The Situation

A Transport for London (TfL) maintenance depot was carrying-out gearbox oil drains at 10,000km intervals. At each of these intervals, the Shell Spirax oil was drained and sent for safe disposal, while being replenished with new product. The process was costly and the levels of wastage was raising questions about sustainability. Due to additive shortages, and problems in the oil supply chain, the oil being used was becoming increasingly scarce.

The Solution

Hayley Rail were made aware of the situation and began exploring the possibilities around oil filtration, a procedure that Hayley are experienced in assisting customers with, particularly alongside long-standing partner, HYDAC. A new process was devised which would enable the recycling of the gearbox oil, and a trial period began shortly after to prove concept.
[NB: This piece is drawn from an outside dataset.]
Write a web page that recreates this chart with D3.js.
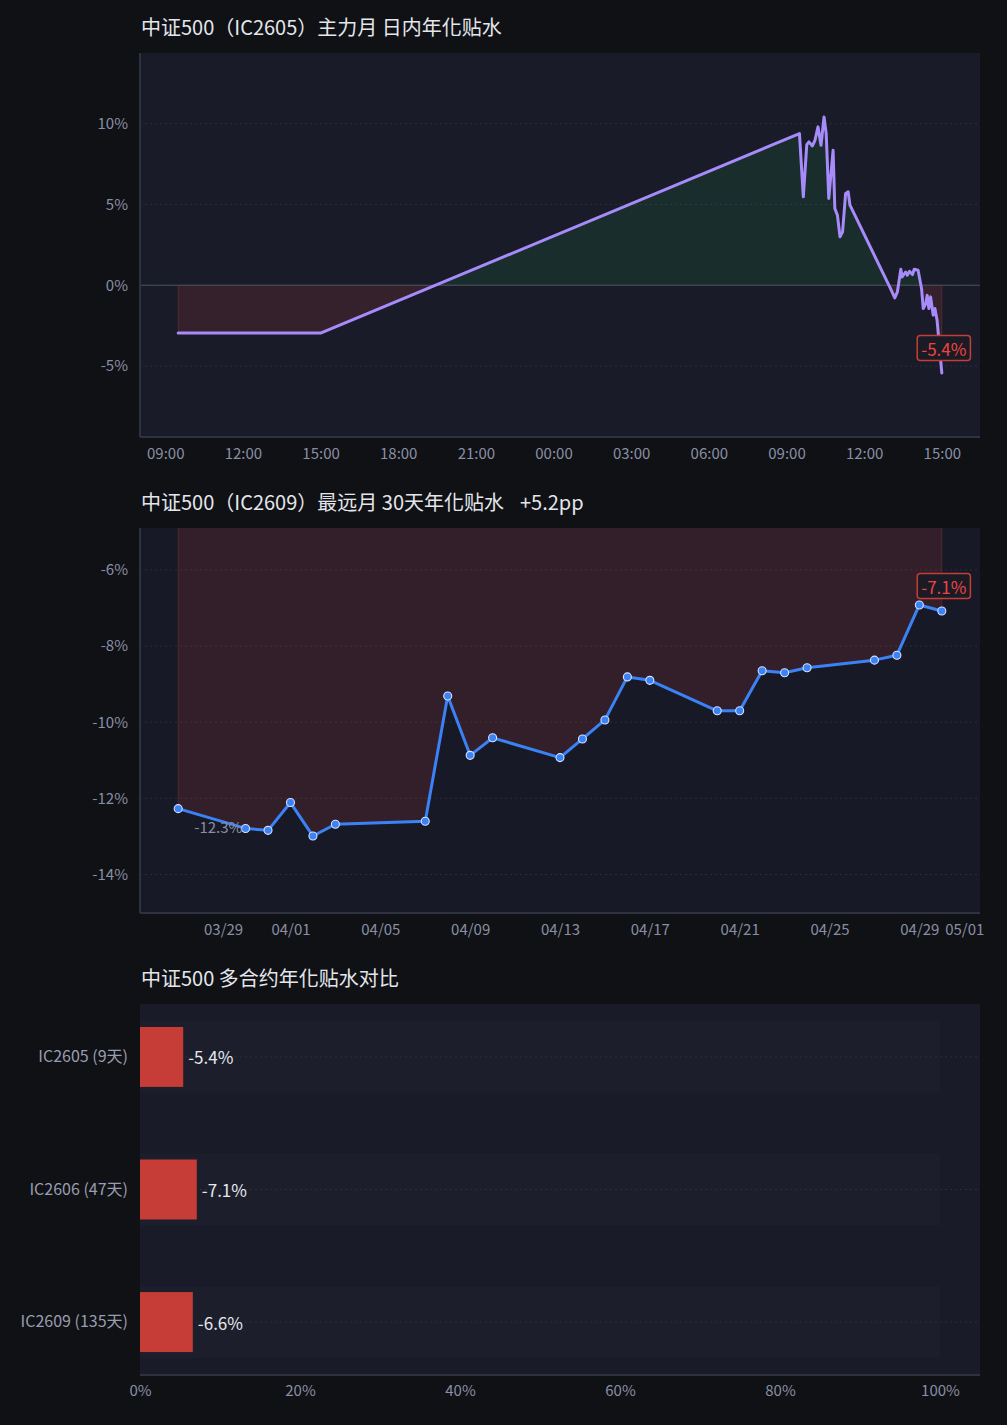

The trial was a success and the process has now been implemented. Rather than being disposed of after each drainage interval, the Shell Spirax oil is transferred to a portable IBC and samples taken for analysis at the HYDAC laboratory. If the samples are approved, the IBC is collected by Hayley Rail and taken for the full filtration treatment at the lab. Following close scrutiny of the results by Hayley Rail’s dedicated quality assurance team, and then the customers’ own engineering personnel, the filtered oil is then shipped back to site for re-use.

The entire process has been given the seal of approval by Shell.

The Result

From this gearbox oil filtration project, the TfL maintenance depot is set to benefit in a number of ways, including:

Reduced costs thanks to the service life of the gearbox oil being significantly increased. We currently believe that the oil will be able to be filtered and re-used up to 30 times.

Reduced costs with the much-reduced requirement for oil disposal services.

Fewer challenges in sourcing virgin gearbox oil should supply chain problems persist or issues arise again in future.

Improved environmental sustainability as less virgin oil is being used, and disposal of used oil is less frequent. It has been calculated that the solution will save 67.1 tonnes of CO2e per year. This would be the equivalent of taking 134 cars off the road.

In February 2024, this project won the “Outstanding Carbon Reduction Initiative” award at the TfL Zero Harm Conference.

Dave Taylor presented with the TfL Award

Hayley Rail Director, Dave Taylor, with the TfL Supplier Award.